Directions for this task ->
Set down each line of the material that follows, exactly, with no pictures.

Dataset content ->
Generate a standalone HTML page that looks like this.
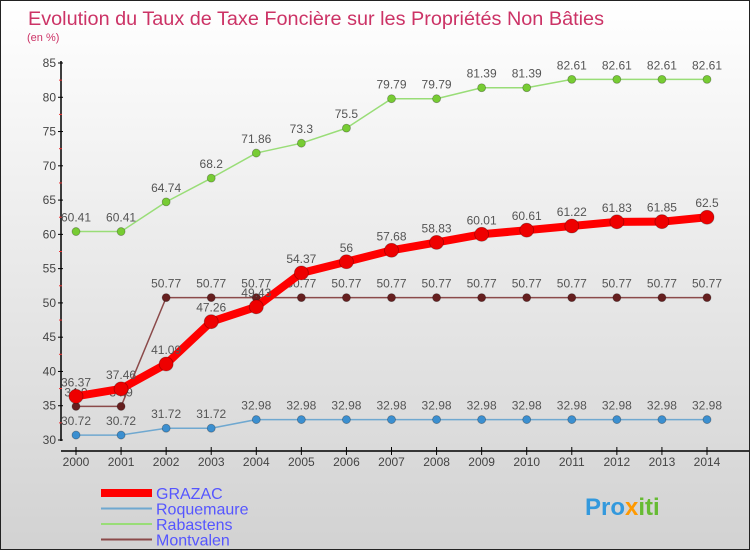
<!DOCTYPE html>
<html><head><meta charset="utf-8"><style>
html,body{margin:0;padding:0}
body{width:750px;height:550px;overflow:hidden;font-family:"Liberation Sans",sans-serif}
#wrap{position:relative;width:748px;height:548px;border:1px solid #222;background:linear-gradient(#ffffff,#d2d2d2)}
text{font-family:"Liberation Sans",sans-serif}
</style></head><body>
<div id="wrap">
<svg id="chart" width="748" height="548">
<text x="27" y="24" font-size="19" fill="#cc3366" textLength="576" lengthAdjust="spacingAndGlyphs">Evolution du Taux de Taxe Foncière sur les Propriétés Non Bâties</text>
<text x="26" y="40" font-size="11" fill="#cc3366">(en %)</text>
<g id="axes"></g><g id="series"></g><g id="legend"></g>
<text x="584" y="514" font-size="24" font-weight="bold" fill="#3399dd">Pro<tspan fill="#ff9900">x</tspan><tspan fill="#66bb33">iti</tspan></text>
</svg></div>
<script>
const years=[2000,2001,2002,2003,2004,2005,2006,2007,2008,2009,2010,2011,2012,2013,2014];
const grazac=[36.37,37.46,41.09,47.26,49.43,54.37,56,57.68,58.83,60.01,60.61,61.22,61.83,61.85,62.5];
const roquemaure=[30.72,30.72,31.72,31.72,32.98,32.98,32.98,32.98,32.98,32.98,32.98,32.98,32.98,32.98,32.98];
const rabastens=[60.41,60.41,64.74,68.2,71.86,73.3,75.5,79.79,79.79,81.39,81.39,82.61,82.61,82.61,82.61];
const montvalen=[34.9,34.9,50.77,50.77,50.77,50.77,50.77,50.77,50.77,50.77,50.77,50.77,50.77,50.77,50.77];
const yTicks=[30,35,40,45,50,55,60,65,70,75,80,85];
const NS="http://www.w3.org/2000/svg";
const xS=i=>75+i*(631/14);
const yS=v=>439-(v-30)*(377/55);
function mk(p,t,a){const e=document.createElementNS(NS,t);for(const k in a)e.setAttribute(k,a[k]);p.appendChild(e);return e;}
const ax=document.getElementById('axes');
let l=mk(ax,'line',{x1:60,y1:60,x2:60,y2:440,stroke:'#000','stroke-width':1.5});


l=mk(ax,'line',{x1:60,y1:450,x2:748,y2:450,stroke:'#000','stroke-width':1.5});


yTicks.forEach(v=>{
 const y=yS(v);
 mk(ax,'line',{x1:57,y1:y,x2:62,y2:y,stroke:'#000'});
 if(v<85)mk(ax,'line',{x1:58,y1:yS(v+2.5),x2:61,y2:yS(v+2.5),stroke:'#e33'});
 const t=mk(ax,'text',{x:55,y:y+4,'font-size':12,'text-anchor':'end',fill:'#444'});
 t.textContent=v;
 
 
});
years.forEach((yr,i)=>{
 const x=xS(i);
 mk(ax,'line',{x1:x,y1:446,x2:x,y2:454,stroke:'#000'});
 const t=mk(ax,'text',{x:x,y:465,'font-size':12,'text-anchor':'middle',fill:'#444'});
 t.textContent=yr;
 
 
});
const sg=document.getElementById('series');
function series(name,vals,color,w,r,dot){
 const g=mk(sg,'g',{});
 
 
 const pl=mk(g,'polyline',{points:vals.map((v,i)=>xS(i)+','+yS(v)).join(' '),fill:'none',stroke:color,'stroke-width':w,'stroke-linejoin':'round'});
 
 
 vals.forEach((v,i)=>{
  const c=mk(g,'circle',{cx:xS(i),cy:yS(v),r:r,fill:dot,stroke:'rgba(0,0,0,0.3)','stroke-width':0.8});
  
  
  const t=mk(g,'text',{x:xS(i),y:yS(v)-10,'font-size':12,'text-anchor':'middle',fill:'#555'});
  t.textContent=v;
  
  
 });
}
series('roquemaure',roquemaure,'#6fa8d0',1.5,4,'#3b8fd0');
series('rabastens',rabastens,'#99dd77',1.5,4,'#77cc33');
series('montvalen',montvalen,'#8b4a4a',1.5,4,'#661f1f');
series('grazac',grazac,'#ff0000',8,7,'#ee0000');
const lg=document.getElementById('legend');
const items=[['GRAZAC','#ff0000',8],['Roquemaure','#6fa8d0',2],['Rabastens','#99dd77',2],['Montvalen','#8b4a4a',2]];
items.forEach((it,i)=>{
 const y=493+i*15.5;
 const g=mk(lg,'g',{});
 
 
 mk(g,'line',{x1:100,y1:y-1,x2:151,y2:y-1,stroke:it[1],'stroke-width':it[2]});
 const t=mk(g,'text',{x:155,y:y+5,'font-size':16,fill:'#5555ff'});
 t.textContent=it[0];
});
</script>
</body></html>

Result ->
Generate a standalone HTML page that looks like this.
<!DOCTYPE html>
<html><head><meta charset="utf-8"><style>
html,body{margin:0;padding:0}
body{width:750px;height:550px;overflow:hidden;font-family:"Liberation Sans",sans-serif}
#wrap{position:relative;width:748px;height:548px;border:1px solid #222;background:linear-gradient(#ffffff,#d2d2d2)}
text{font-family:"Liberation Sans",sans-serif}
</style></head><body>
<div id="wrap">
<svg id="chart" width="748" height="548">
<text x="27" y="24" font-size="19" fill="#cc3366" textLength="576" lengthAdjust="spacingAndGlyphs">Evolution du Taux de Taxe Foncière sur les Propriétés Non Bâties</text>
<text x="26" y="40" font-size="11" fill="#cc3366">(en %)</text>
<g id="axes"></g><g id="series"></g><g id="legend"></g>
<text x="584" y="514" font-size="24" font-weight="bold" fill="#3399dd">Pro<tspan fill="#ff9900">x</tspan><tspan fill="#66bb33">iti</tspan></text>
</svg></div>
<script>
const years=[2000,2001,2002,2003,2004,2005,2006,2007,2008,2009,2010,2011,2012,2013,2014];
const grazac=[36.37,37.46,41.09,47.26,49.43,54.37,56,57.68,58.83,60.01,60.61,61.22,61.83,61.85,62.5];
const roquemaure=[30.72,30.72,31.72,31.72,32.98,32.98,32.98,32.98,32.98,32.98,32.98,32.98,32.98,32.98,32.98];
const rabastens=[60.41,60.41,64.74,68.2,71.86,73.3,75.5,79.79,79.79,81.39,81.39,82.61,82.61,82.61,82.61];
const montvalen=[34.9,34.9,50.77,50.77,50.77,50.77,50.77,50.77,50.77,50.77,50.77,50.77,50.77,50.77,50.77];
const yTicks=[30,35,40,45,50,55,60,65,70,75,80,85];
const NS="http://www.w3.org/2000/svg";
const xS=i=>75+i*(631/14);
const yS=v=>439-(v-30)*(377/55);
function mk(p,t,a){const e=document.createElementNS(NS,t);for(const k in a)e.setAttribute(k,a[k]);p.appendChild(e);return e;}
const ax=document.getElementById('axes');
let l=mk(ax,'line',{x1:60,y1:60,x2:60,y2:440,stroke:'#000','stroke-width':1.5});


l=mk(ax,'line',{x1:60,y1:450,x2:748,y2:450,stroke:'#000','stroke-width':1.5});


yTicks.forEach(v=>{
 const y=yS(v);
 mk(ax,'line',{x1:57,y1:y,x2:62,y2:y,stroke:'#000'});
 if(v<85)mk(ax,'line',{x1:58,y1:yS(v+2.5),x2:61,y2:yS(v+2.5),stroke:'#e33'});
 const t=mk(ax,'text',{x:55,y:y+4,'font-size':12,'text-anchor':'end',fill:'#444'});
 t.textContent=v;
 
 
});
years.forEach((yr,i)=>{
 const x=xS(i);
 mk(ax,'line',{x1:x,y1:446,x2:x,y2:454,stroke:'#000'});
 const t=mk(ax,'text',{x:x,y:465,'font-size':12,'text-anchor':'middle',fill:'#444'});
 t.textContent=yr;
 
 
});
const sg=document.getElementById('series');
function series(name,vals,color,w,r,dot){
 const g=mk(sg,'g',{});
 
 
 const pl=mk(g,'polyline',{points:vals.map((v,i)=>xS(i)+','+yS(v)).join(' '),fill:'none',stroke:color,'stroke-width':w,'stroke-linejoin':'round'});
 
 
 vals.forEach((v,i)=>{
  const c=mk(g,'circle',{cx:xS(i),cy:yS(v),r:r,fill:dot,stroke:'rgba(0,0,0,0.3)','stroke-width':0.8});
  
  
  const t=mk(g,'text',{x:xS(i),y:yS(v)-10,'font-size':12,'text-anchor':'middle',fill:'#555'});
  t.textContent=v;
  
  
 });
}
series('roquemaure',roquemaure,'#6fa8d0',1.5,4,'#3b8fd0');
series('rabastens',rabastens,'#99dd77',1.5,4,'#77cc33');
series('montvalen',montvalen,'#8b4a4a',1.5,4,'#661f1f');
series('grazac',grazac,'#ff0000',8,7,'#ee0000');
const lg=document.getElementById('legend');
const items=[['GRAZAC','#ff0000',8],['Roquemaure','#6fa8d0',2],['Rabastens','#99dd77',2],['Montvalen','#8b4a4a',2]];
items.forEach((it,i)=>{
 const y=493+i*15.5;
 const g=mk(lg,'g',{});
 
 
 mk(g,'line',{x1:100,y1:y-1,x2:151,y2:y-1,stroke:it[1],'stroke-width':it[2]});
 const t=mk(g,'text',{x:155,y:y+5,'font-size':16,fill:'#5555ff'});
 t.textContent=it[0];
});
</script>
</body></html>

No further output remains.